> **WHAT TO WORK ON**:
Starting at the first line of the listing below, repeat each line exactly until the line containing "const BAR_W = 33;", which you include. Leave out pictures.

> **STORED DATA**:

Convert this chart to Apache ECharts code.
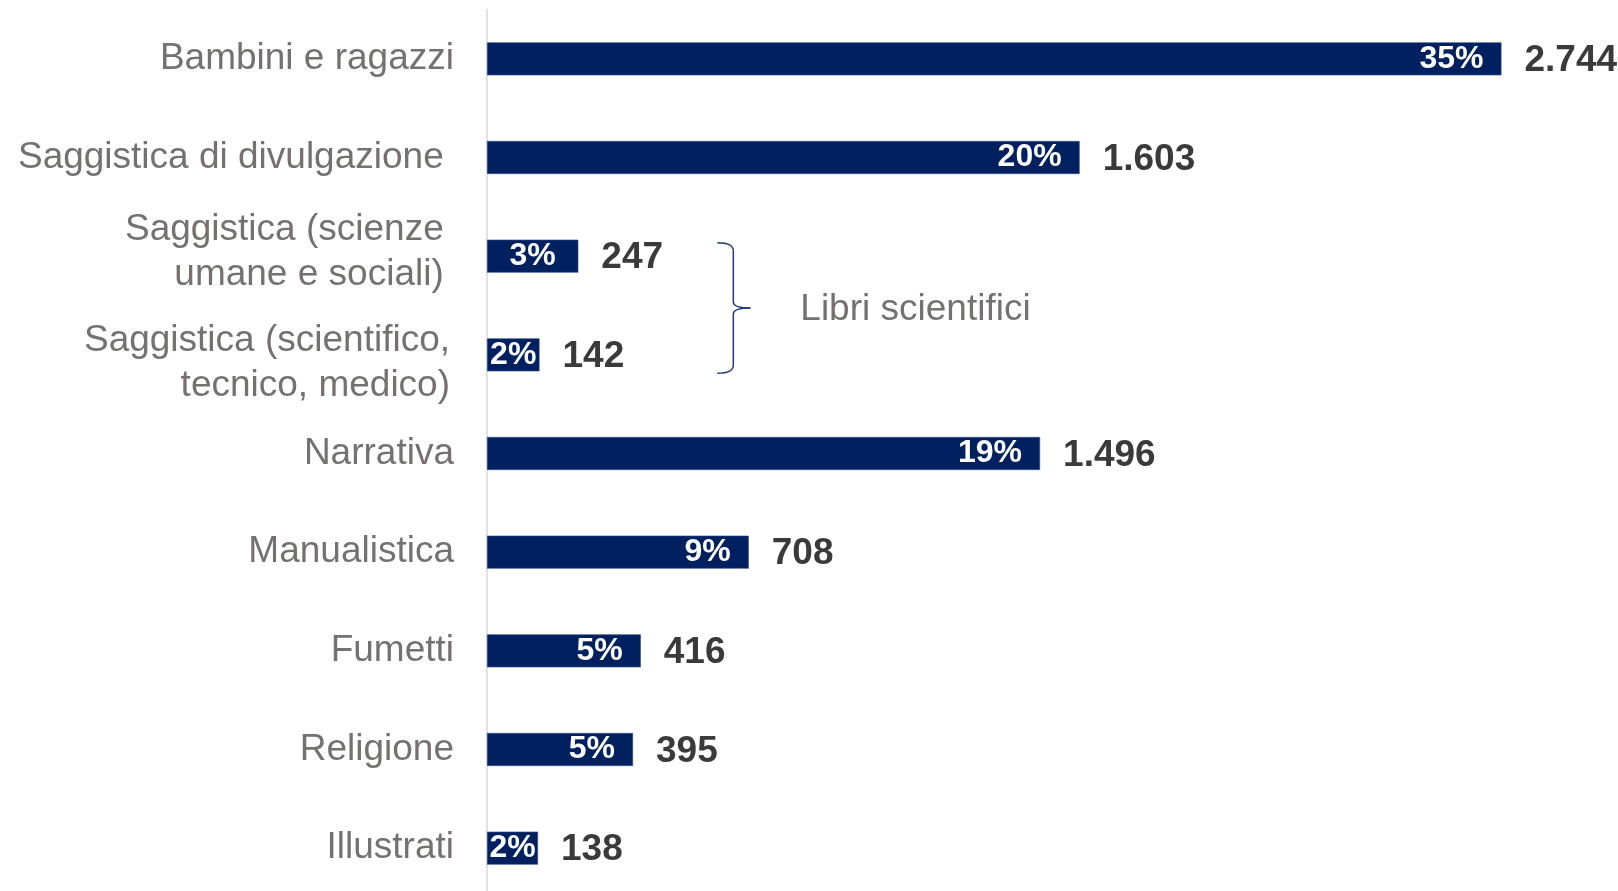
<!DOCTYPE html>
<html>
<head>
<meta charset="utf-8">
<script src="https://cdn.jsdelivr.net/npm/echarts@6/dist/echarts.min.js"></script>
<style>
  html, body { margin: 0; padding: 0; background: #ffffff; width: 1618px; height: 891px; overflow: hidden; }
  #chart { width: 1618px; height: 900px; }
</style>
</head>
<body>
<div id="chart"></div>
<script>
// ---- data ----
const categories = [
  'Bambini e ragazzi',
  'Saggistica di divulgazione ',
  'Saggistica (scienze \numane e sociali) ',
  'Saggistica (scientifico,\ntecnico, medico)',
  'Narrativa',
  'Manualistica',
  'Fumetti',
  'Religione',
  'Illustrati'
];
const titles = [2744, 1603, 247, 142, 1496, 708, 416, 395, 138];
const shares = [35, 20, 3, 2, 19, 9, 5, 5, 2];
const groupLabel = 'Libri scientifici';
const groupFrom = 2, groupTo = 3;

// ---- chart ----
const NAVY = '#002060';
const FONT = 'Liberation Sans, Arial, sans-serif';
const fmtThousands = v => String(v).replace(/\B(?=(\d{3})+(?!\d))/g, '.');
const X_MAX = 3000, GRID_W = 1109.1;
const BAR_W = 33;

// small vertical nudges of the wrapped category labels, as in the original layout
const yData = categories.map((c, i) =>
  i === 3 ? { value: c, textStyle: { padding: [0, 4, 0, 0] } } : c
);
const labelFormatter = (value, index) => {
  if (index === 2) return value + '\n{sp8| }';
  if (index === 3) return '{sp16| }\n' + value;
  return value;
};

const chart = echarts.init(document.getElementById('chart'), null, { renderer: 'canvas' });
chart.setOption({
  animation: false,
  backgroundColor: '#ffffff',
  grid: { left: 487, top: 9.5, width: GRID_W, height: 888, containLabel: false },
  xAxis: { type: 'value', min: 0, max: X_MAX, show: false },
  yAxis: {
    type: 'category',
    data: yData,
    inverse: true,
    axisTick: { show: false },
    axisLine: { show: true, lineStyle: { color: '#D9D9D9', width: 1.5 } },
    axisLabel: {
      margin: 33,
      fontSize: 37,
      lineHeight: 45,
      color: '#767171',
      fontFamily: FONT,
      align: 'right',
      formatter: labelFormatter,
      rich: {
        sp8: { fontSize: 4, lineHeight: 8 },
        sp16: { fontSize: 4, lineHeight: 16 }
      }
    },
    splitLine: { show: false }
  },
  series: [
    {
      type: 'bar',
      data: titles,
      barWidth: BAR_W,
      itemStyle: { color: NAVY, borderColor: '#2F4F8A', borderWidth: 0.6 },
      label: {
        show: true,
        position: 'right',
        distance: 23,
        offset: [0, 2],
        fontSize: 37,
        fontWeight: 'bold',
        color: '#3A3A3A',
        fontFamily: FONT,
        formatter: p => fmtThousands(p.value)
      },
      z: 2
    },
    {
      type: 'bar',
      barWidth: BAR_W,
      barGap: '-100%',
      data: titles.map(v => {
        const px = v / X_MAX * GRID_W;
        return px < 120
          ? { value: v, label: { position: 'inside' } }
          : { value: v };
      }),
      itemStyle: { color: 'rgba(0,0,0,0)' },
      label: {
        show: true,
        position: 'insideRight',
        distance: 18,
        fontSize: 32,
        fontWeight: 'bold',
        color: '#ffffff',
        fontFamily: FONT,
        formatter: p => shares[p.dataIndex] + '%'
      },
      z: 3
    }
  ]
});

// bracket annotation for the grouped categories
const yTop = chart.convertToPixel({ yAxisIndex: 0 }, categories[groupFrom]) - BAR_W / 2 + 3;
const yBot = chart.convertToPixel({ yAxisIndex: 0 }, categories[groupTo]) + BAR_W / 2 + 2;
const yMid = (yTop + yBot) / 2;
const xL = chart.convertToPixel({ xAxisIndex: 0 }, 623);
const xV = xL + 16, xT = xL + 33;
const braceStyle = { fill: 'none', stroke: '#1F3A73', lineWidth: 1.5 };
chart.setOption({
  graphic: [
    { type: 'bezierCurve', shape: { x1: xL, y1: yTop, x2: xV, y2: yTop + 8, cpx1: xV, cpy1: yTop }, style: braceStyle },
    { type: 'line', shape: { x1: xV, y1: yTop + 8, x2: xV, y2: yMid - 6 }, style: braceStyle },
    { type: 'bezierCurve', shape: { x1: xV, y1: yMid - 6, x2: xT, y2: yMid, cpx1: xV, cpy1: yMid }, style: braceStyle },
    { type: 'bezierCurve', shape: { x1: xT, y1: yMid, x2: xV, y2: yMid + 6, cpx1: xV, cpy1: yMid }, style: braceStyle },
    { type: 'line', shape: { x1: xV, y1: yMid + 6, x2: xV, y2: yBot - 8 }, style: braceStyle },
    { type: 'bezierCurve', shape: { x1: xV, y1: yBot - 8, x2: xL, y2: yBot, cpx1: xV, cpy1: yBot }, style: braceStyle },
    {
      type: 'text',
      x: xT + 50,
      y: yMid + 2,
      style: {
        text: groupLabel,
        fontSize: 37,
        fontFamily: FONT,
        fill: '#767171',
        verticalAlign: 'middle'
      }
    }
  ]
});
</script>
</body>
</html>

> **THE RESULT**:
Convert this chart to Apache ECharts code.
<!DOCTYPE html>
<html>
<head>
<meta charset="utf-8">
<script src="https://cdn.jsdelivr.net/npm/echarts@6/dist/echarts.min.js"></script>
<style>
  html, body { margin: 0; padding: 0; background: #ffffff; width: 1618px; height: 891px; overflow: hidden; }
  #chart { width: 1618px; height: 900px; }
</style>
</head>
<body>
<div id="chart"></div>
<script>
// ---- data ----
const categories = [
  'Bambini e ragazzi',
  'Saggistica di divulgazione ',
  'Saggistica (scienze \numane e sociali) ',
  'Saggistica (scientifico,\ntecnico, medico)',
  'Narrativa',
  'Manualistica',
  'Fumetti',
  'Religione',
  'Illustrati'
];
const titles = [2744, 1603, 247, 142, 1496, 708, 416, 395, 138];
const shares = [35, 20, 3, 2, 19, 9, 5, 5, 2];
const groupLabel = 'Libri scientifici';
const groupFrom = 2, groupTo = 3;

// ---- chart ----
const NAVY = '#002060';
const FONT = 'Liberation Sans, Arial, sans-serif';
const fmtThousands = v => String(v).replace(/\B(?=(\d{3})+(?!\d))/g, '.');
const X_MAX = 3000, GRID_W = 1109.1;
const BAR_W = 33;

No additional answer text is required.